--- Work to do ---
Locate each line below that includes "this" and reproduce it.

--- Entries shown ---
## START

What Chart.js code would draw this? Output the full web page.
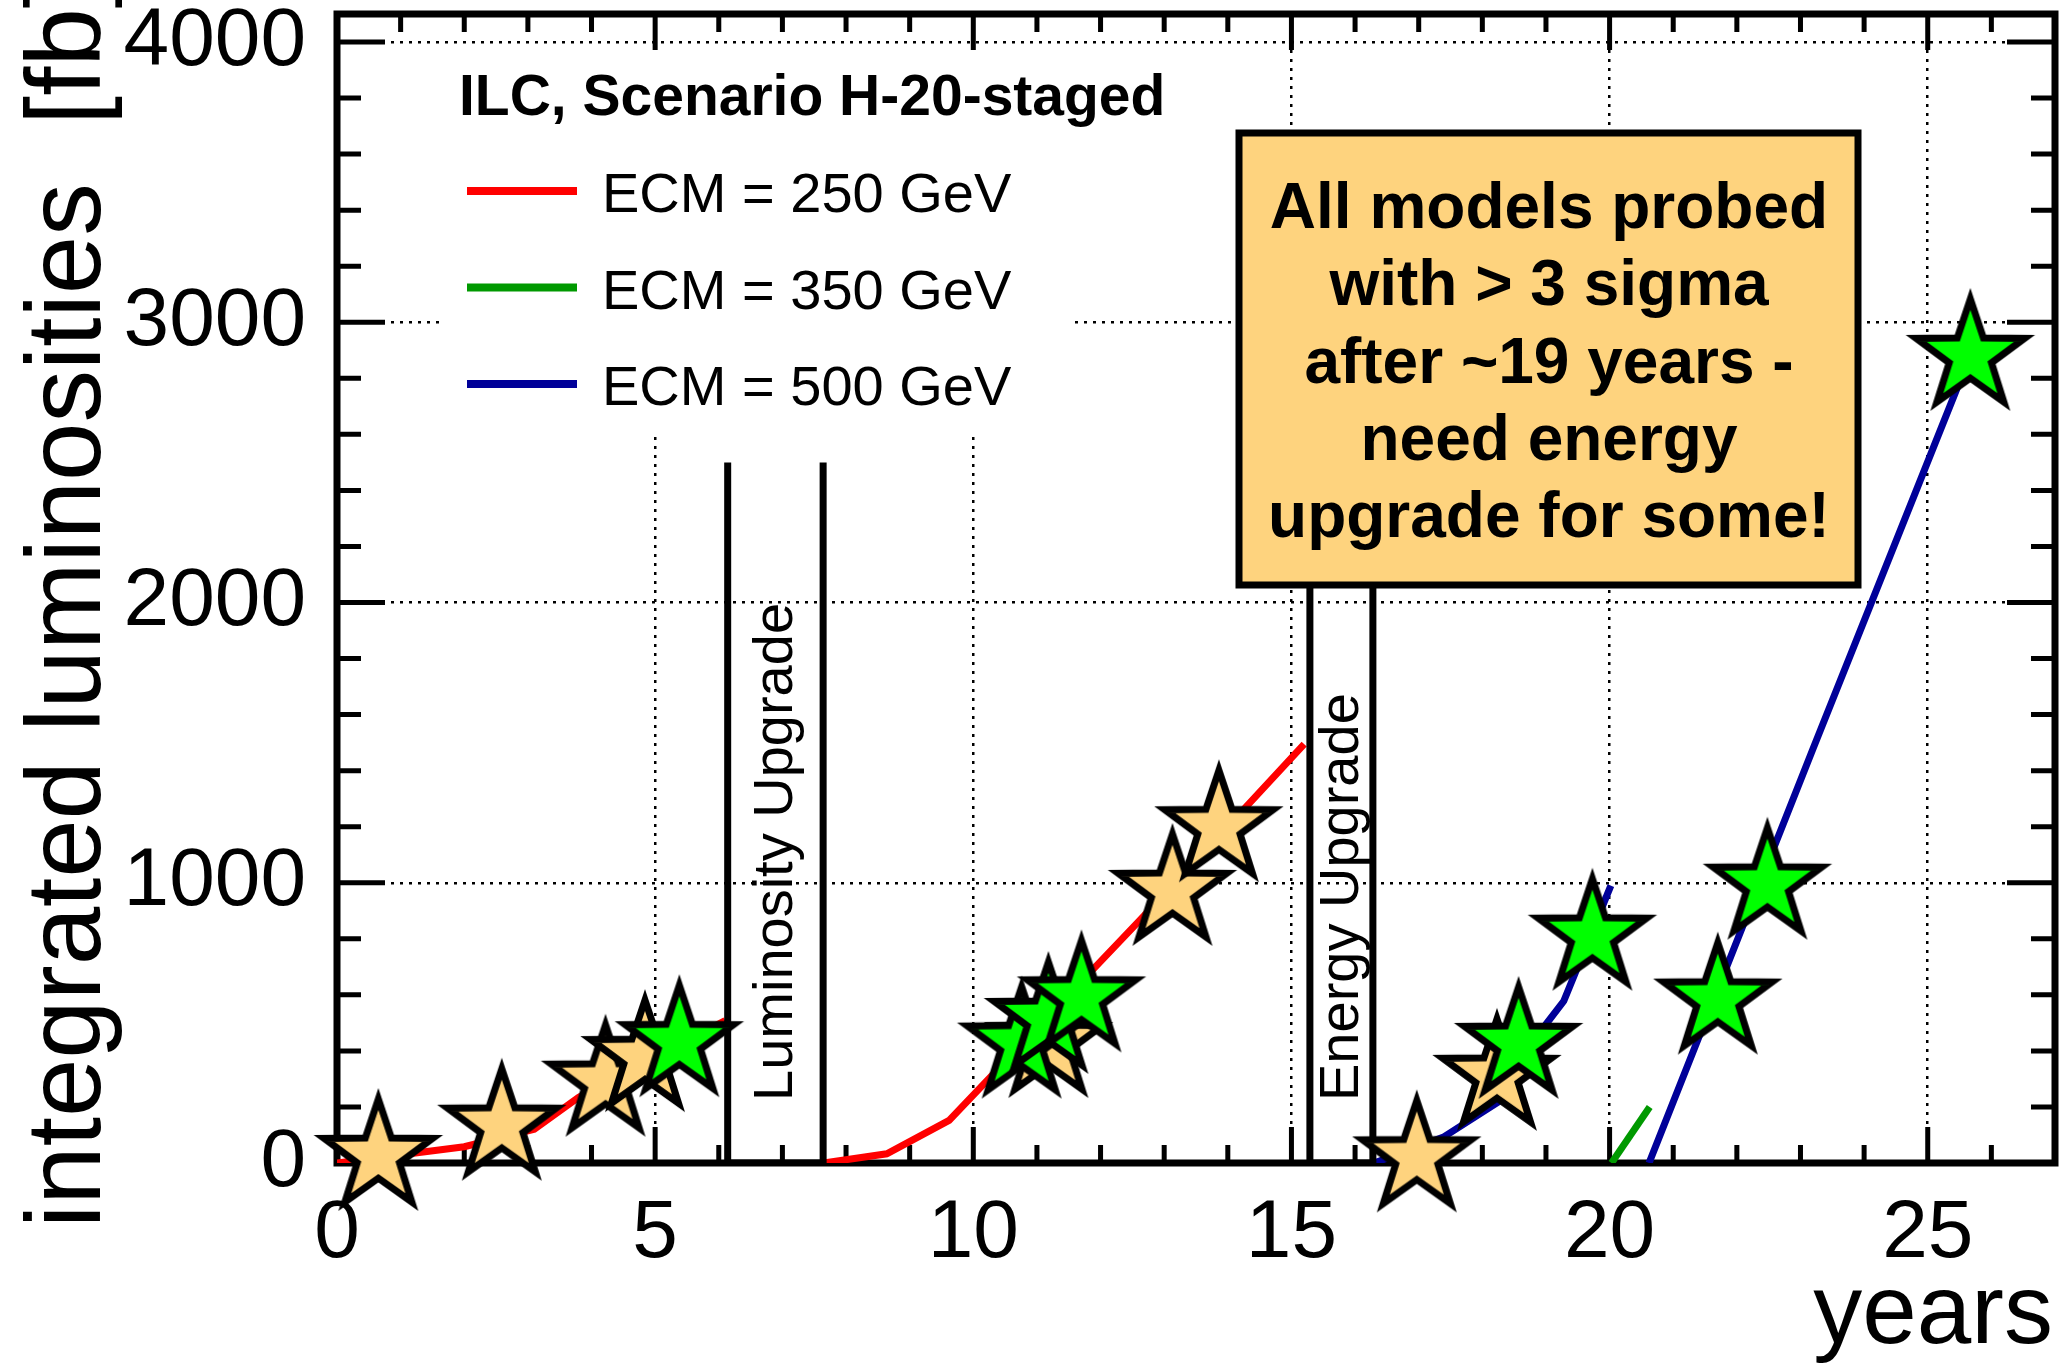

## END
## START

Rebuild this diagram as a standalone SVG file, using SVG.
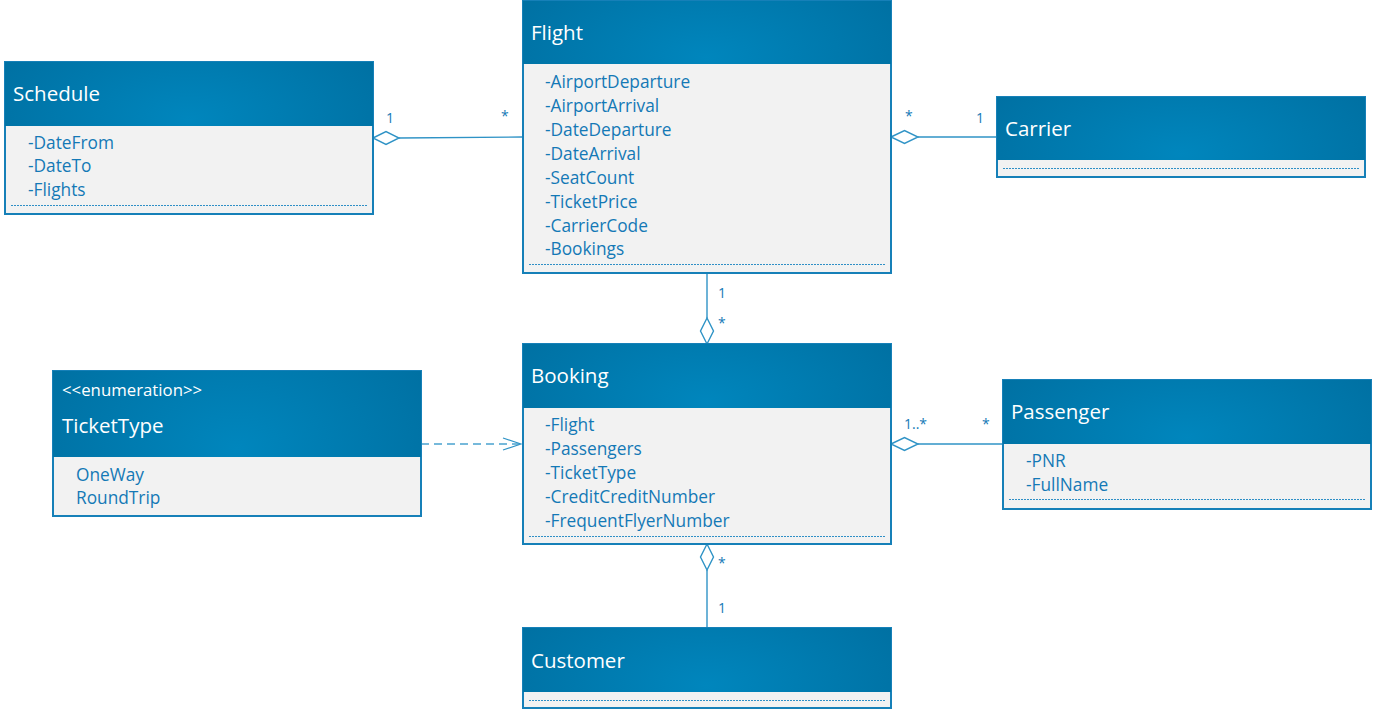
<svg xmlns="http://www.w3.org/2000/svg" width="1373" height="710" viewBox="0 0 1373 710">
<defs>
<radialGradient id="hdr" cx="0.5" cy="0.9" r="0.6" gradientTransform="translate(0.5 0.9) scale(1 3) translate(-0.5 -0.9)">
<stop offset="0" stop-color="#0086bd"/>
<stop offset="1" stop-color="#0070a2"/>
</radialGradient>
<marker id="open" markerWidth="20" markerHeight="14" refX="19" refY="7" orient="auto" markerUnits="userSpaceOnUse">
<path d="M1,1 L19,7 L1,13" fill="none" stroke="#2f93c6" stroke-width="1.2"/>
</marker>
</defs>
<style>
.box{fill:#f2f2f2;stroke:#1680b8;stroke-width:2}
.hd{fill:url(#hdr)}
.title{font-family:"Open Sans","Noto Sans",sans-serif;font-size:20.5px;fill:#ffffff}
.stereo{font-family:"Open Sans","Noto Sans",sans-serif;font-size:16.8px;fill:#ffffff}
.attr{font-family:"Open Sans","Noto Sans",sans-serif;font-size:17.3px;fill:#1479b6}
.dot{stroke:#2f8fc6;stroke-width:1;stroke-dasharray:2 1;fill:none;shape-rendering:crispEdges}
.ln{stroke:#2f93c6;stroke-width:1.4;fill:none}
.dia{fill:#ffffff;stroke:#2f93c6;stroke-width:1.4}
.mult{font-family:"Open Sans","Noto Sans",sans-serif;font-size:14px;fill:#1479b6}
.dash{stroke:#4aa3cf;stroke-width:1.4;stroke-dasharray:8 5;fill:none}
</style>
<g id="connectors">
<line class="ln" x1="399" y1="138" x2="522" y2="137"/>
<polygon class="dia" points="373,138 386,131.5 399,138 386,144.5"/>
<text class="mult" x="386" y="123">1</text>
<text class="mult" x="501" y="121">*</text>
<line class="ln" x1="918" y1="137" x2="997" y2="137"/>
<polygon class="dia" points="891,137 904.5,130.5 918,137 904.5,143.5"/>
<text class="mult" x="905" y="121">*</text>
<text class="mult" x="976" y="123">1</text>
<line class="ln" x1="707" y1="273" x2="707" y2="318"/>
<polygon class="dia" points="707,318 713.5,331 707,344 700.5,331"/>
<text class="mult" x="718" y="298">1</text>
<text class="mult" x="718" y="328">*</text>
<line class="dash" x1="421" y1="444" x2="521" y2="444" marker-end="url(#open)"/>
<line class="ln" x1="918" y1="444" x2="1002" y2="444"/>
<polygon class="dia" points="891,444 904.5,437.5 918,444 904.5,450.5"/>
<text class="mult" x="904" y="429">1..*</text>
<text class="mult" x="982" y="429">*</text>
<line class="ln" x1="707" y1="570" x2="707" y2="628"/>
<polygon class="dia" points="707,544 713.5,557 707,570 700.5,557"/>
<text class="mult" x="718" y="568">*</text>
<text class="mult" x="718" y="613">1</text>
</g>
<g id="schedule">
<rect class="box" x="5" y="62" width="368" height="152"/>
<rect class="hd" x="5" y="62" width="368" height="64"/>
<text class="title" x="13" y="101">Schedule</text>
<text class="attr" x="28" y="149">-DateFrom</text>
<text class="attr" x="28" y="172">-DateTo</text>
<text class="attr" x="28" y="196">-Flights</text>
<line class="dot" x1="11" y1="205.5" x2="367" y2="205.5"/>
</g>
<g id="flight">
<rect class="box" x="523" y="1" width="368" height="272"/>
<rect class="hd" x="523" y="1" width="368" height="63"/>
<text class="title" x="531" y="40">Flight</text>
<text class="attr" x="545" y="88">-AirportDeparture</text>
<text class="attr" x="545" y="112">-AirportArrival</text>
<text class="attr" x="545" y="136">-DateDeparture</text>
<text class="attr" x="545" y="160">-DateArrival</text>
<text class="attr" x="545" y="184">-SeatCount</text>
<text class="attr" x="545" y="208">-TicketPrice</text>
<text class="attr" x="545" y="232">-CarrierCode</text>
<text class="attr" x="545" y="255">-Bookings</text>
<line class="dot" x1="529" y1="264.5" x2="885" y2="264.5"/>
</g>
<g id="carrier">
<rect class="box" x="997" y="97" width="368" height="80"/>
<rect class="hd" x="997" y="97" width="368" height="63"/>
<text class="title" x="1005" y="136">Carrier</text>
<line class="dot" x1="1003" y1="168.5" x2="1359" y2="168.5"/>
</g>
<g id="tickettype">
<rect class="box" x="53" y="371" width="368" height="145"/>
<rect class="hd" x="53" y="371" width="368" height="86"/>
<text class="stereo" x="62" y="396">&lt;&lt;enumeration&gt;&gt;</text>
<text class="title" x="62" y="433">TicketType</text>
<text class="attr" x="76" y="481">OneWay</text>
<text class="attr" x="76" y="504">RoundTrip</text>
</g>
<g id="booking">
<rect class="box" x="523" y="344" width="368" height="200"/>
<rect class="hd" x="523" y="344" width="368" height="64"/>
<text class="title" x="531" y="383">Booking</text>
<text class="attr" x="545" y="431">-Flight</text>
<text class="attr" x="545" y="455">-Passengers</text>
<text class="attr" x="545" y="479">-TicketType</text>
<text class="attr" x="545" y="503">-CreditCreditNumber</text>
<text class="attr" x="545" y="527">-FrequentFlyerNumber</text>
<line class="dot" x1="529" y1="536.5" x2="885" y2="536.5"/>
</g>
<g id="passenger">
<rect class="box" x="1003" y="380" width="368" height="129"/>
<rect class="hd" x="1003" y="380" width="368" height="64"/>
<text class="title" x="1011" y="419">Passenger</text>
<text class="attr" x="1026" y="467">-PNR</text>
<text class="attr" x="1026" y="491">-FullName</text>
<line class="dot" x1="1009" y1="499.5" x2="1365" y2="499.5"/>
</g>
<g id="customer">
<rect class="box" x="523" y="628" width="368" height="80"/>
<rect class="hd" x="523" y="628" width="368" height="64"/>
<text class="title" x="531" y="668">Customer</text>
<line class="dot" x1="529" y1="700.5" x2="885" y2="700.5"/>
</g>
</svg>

## END
## START

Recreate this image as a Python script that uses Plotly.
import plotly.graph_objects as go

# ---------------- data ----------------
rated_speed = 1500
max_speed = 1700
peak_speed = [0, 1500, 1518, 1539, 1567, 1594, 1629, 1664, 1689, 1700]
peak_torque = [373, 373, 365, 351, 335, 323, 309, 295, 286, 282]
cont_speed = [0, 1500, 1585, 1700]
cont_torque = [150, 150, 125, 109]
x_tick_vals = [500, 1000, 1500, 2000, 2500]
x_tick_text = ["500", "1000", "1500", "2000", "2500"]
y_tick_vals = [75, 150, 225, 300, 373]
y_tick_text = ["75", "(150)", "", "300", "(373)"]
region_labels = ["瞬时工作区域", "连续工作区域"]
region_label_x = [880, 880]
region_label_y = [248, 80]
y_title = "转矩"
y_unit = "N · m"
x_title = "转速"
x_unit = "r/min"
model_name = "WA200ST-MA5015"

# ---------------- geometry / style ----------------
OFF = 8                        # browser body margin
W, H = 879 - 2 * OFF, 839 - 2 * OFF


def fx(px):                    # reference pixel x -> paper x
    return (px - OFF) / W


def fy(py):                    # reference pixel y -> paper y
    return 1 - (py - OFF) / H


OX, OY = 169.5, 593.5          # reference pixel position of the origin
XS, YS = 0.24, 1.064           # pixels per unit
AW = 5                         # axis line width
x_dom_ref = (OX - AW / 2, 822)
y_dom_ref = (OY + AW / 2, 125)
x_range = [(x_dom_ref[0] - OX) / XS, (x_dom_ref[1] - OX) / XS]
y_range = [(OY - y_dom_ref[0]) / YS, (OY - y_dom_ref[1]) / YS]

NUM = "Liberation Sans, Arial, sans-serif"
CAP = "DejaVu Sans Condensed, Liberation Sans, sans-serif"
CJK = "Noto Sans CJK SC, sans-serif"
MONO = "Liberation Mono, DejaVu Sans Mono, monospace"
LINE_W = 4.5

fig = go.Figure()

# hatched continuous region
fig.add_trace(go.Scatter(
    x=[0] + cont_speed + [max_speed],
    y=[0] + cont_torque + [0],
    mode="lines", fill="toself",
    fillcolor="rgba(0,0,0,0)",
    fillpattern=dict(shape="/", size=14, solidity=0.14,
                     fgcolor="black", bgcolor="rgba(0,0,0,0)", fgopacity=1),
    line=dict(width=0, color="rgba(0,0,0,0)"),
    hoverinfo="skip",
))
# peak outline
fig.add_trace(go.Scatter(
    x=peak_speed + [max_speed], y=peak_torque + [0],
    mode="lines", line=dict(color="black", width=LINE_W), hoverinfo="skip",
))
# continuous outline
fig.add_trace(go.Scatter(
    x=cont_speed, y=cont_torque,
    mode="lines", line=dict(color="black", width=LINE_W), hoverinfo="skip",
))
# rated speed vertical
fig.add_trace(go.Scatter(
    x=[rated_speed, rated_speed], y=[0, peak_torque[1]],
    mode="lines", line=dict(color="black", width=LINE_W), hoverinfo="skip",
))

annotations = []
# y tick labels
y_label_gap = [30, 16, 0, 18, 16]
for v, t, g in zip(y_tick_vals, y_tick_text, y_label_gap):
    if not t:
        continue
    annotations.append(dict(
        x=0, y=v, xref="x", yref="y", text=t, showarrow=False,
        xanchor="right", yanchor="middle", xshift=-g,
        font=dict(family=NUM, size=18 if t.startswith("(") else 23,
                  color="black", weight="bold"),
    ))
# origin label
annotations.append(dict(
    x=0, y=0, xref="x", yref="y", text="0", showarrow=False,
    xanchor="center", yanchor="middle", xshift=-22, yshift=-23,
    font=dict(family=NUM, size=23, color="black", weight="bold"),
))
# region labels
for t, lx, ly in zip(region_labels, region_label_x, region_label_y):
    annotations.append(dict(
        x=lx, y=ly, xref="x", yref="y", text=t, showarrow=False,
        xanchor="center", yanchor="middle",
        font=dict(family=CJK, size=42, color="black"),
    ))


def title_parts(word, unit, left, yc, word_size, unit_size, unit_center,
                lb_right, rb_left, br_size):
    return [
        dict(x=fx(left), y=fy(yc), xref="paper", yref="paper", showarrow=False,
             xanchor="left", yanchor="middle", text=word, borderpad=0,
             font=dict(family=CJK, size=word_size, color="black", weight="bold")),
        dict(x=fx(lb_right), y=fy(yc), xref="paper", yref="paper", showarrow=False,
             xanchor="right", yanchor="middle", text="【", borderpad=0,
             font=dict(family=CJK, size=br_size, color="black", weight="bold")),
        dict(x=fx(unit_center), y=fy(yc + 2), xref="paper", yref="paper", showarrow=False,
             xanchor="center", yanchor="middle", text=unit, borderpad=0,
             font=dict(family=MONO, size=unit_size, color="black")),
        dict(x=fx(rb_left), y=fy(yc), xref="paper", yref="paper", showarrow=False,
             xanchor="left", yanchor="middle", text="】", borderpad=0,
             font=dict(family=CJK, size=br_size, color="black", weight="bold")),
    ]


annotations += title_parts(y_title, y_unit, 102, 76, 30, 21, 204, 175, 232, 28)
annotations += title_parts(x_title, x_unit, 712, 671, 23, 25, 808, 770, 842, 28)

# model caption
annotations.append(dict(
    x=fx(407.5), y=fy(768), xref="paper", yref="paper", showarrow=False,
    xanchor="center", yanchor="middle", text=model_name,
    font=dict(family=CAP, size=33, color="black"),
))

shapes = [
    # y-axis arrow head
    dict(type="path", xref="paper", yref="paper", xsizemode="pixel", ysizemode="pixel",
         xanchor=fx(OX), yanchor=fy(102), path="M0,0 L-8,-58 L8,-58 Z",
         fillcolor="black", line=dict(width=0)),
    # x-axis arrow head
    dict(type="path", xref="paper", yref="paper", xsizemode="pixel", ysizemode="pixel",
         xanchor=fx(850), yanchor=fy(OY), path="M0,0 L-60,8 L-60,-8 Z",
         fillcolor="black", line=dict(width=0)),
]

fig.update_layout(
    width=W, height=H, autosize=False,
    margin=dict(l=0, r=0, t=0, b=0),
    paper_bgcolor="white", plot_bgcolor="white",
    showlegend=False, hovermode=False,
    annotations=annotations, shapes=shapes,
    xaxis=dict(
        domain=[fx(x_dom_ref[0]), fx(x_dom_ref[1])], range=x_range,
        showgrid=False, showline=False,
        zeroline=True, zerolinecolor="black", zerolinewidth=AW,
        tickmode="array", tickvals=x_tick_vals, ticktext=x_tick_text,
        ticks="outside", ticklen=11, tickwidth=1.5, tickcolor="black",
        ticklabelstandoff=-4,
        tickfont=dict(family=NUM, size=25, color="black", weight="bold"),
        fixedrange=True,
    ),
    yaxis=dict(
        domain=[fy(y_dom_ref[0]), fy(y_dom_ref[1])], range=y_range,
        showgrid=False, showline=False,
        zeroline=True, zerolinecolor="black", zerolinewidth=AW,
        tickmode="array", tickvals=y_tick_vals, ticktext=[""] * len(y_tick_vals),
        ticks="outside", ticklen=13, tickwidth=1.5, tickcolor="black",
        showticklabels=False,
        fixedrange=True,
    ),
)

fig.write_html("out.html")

## END

--- Full solution ---
What Chart.js code would draw this? Output the full web page.
Rebuild this diagram as a standalone SVG file, using SVG.
Recreate this image as a Python script that uses Plotly.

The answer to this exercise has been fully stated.